Kembali ke kasus Bailout Bank Century. Kasus Bailout Bank Century sudah bergulir bagai bola salju yang menggelinding makin besar dan akan menelan segala sesuaty yang ada didepannya. Kasus Bailout Bank Century sudah "menyambar" salah satu inisiator Pansus Century yaitu Muhammad Misbakhun dari PKS dengan kasus L/C bodongnya. Issue terbaru, Bambang Susatyo-juga salah satu inisiator Pansus Century- tersandung issue pajak, yang sebenarnya mengingatkan kita akan salah satu petinggi partai yang sama dengan Bambang Susatyo, Partai Golkar.
Yang menarik adalah statement dari beberapa mantan anggota Pansus. Yang terbaru adalah statement dari Fahry Hamzahdari F-PKS (sebuah partai yang mengklaim sebagai partai bersih di masa lalu) dan Akbar Faisal dari F-HANURA. Mereka berdua cukup rajin tampil di media serta mengungkapkan betapa kasus penetapan Misbakhun sebagai tersangka adalah kasus yang unik (kalau tidak bisa dibilang aneh). Menurut mereka, terlalu cepat Polri menyatakan Misbakhun menjadi tersangka dan menurut mereka, kasus ini sangat politis.
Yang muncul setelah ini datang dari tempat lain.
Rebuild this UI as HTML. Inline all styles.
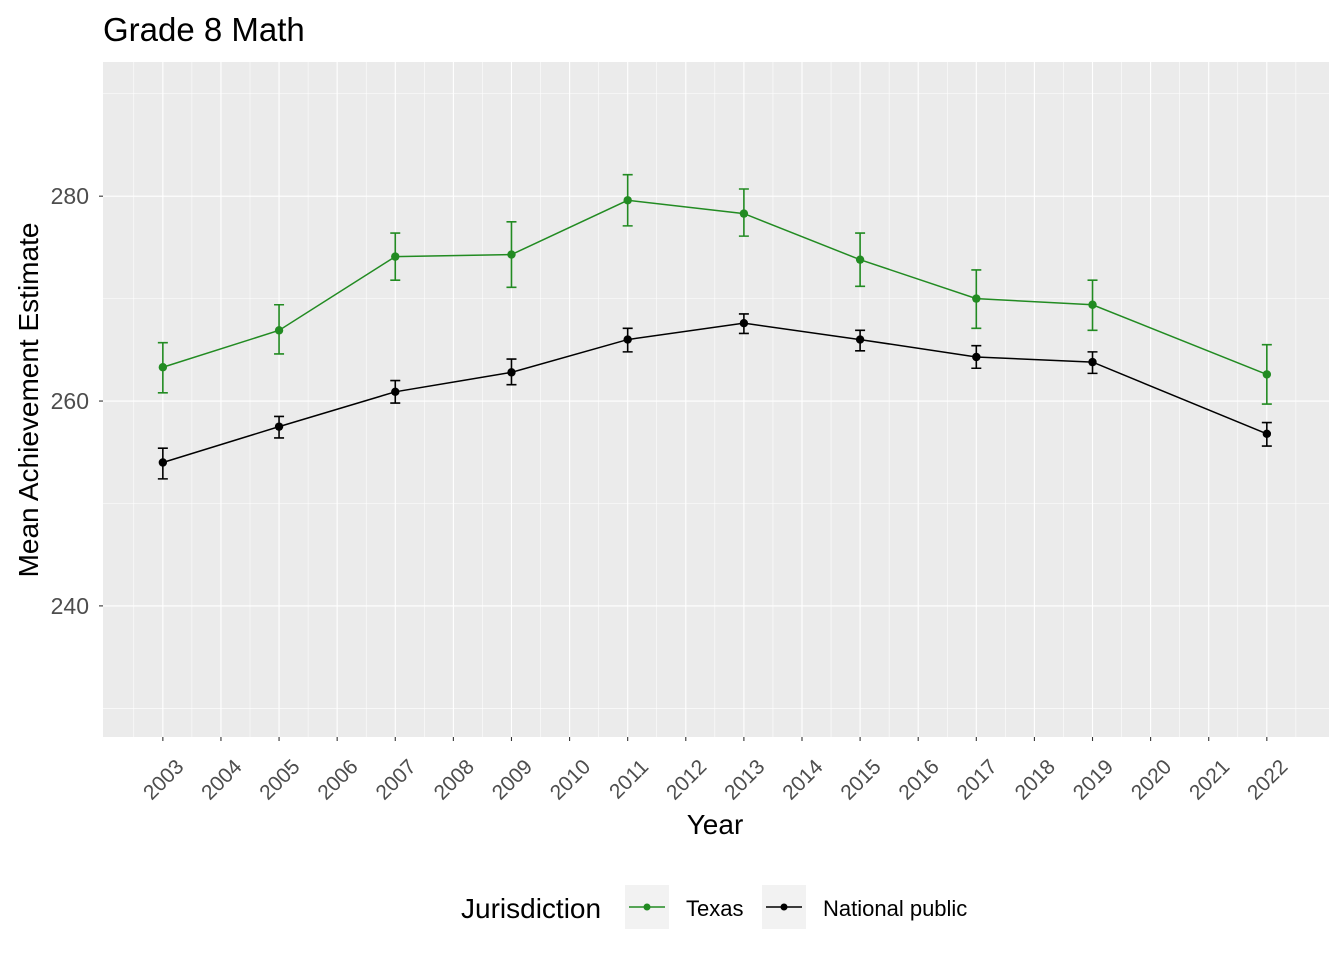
<!DOCTYPE html>
<html><head><meta charset="utf-8"><style>
body{margin:0;background:#fff;font-family:"Liberation Sans",Arial,sans-serif}
svg text{font-family:"Liberation Sans",Arial,sans-serif}
</style></head><body>
<svg id="chart" width="1344" height="960" xmlns="http://www.w3.org/2000/svg">
<text x="103" y="41" font-size="33" fill="#000">Grade 8 Math</text>
<rect x="103" y="62" width="1226" height="675" fill="#ebebeb"/>
<g id="grid"></g><g id="series"></g><g id="axes"></g>
<text transform="translate(38,400) rotate(-90)" text-anchor="middle" font-size="28" fill="#000">Mean Achievement Estimate</text>
<text x="715" y="834" text-anchor="middle" font-size="28" fill="#000">Year</text>
<g>
<text x="461" y="918" font-size="28" fill="#000">Jurisdiction</text>
<g>
<rect x="625" y="885" width="44" height="44" fill="#f2f2f2"/>
<line x1="629" y1="907" x2="665" y2="907" stroke="#228b22" stroke-width="1.5"/>
<circle cx="647" cy="907" r="3.5" fill="#228b22"/>
<text x="686" y="916" font-size="22" fill="#000">Texas</text></g>
<g>
<rect x="762" y="885" width="44" height="44" fill="#f2f2f2"/>
<line x1="766" y1="907" x2="802" y2="907" stroke="#000" stroke-width="1.5"/>
<circle cx="784" cy="907" r="3.5" fill="#000"/>
<text x="823" y="916" font-size="22" fill="#000">National public</text></g>
</g>
</svg>
<script>
const years=[2003,2005,2007,2009,2011,2013,2015,2017,2019,2022];
const texasMean=[263.3,266.9,274.1,274.3,279.6,278.3,273.8,270.0,269.4,262.6];
const texasLow=[260.8,264.6,271.8,271.1,277.1,276.1,271.2,267.1,266.9,259.7];
const texasHigh=[265.7,269.4,276.4,277.5,282.1,280.7,276.4,272.8,271.8,265.5];
const natMean=[254.0,257.5,260.9,262.8,266.0,267.6,266.0,264.3,263.8,256.8];
const natLow=[252.4,256.4,259.8,261.6,264.8,266.6,264.9,263.2,262.7,255.6];
const natHigh=[255.4,258.5,262.0,264.1,267.1,268.5,266.9,265.4,264.8,257.9];
const yTicks=[240,260,280];
const xTickYears=[2003,2004,2005,2006,2007,2008,2009,2010,2011,2012,2013,2014,2015,2016,2017,2018,2019,2020,2021,2022];

const NS="http://www.w3.org/2000/svg";
const X0=103,X1=1329,Y0=62,Y1=737;
const xmin=2001.97,xmax=2023.07,ymin=227.2,ymax=293.1;
const sx=v=>X0+(v-xmin)/(xmax-xmin)*(X1-X0);
const sy=v=>Y1-(v-ymin)/(ymax-ymin)*(Y1-Y0);
function mk(tag,attrs,parent){const e=document.createElementNS(NS,tag);for(const k in attrs)e.setAttribute(k,attrs[k]);parent.appendChild(e);return e;}
const grid=document.getElementById('grid'),ser=document.getElementById('series'),ax=document.getElementById('axes');
for(let i=0;i<=yTicks.length;i++){const v=yTicks[0]-10+i*20;const y=sy(v);if(y>Y0&&y<Y1){const l=mk('line',{x1:X0,x2:X1,y1:y,y2:y,stroke:'#fff','stroke-width':0.55},grid);}}
for(let i=0;i<=xTickYears.length;i++){const v=xTickYears[0]-0.5+i;const x=sx(v);if(x>X0&&x<X1){const l=mk('line',{x1:x,x2:x,y1:Y0,y2:Y1,stroke:'#fff','stroke-width':0.55},grid);}}
yTicks.forEach(v=>{const y=sy(v);
const l=mk('line',{x1:X0,x2:X1,y1:y,y2:y,stroke:'#fff','stroke-width':1.1},grid);

const t=mk('line',{x1:X0-4,x2:X0,y1:y,y2:y,stroke:'#333','stroke-width':1.1},ax);

const tx=mk('text',{x:X0-14,y:y+8,'text-anchor':'end','font-size':23,fill:'#4d4d4d'},ax);tx.textContent=v;
});
xTickYears.forEach(v=>{const x=sx(v);
const l=mk('line',{x1:x,x2:x,y1:Y0,y2:Y1,stroke:'#fff','stroke-width':1.1},grid);

const t=mk('line',{x1:x,x2:x,y1:Y1,y2:Y1+4,stroke:'#333','stroke-width':1.1},ax);

const tx=mk('text',{transform:`translate(${x+22},${Y1+31}) rotate(-45)`,'text-anchor':'end','font-size':21,fill:'#4d4d4d'},ax);tx.textContent=v;
});
function drawSeries(name,color,mean,lo,hi){
 const g=mk('g',{},ser);
 
 years.forEach((yr,i)=>{const x=sx(yr);
  const e=mk('path',{d:`M${x-5},${sy(hi[i])}H${x+5}M${x},${sy(hi[i])}V${sy(lo[i])}M${x-5},${sy(lo[i])}H${x+5}`,stroke:color,'stroke-width':1.6,fill:'none'},g);
  });
 const p=mk('polyline',{points:years.map((yr,i)=>sx(yr)+','+sy(mean[i])).join(' '),stroke:color,'stroke-width':1.5,fill:'none'},g);
 
 years.forEach((yr,i)=>{const c=mk('circle',{cx:sx(yr),cy:sy(mean[i]),r:4.2,fill:color},g);
  });
}
drawSeries('texas','#228b22',texasMean,texasLow,texasHigh);
drawSeries('national-public','#000',natMean,natLow,natHigh);
</script>
</body></html>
Menarik untuk diingat betapa mereka menganggap kasus Misbakhun yang telah sangat jelas cukup ada bukti tentang keterlibatannya dalam kasus L/C fiktif sebagai kasus politis. Nah, pertanyaannya; politis seperti apa? Ketika semua bukti sudah menunjukkan keterlibatan Misbakhun, masihkah perlu kita berkata bajwa kasus itu bermuatan politis? Cukup lucu juga ketika mereka dan beberapa mantan anggota pansus yang lain mengatakan bahwa Misbakhun belum tentu bersalah dan kita HARUS MENJUNJUNG TINGGI ASAS PRADUGA TAK BERSALAH.
Tampak sekali dualisme dalam pola pemikiran mereka. Ketika mereka menerapkan asas PRADUGA TAK BERSALAH pada Misbakhun, mengapa mereka menerapkan asas sebaliknya pada Sri Mulyani Indrawati? Mengapa juga kasus yang seharusnya adalah kasus ekonomi mereka giring ke ranah politik? Perilaku sebagian dari mereka yang memilih memboikot SMI dalam sidang anggaran membuktikan bahwa mereka sudah memvonis SMI bersalah, sementara tidak ada bukti apapun yang membuktikan SMI bersalah. Sementara, untuk Misbakhun yang sudah ditetapkans sebagai tersangka, mereka seperti dengan semangat tinggi mengeluarkan statement pembelaan.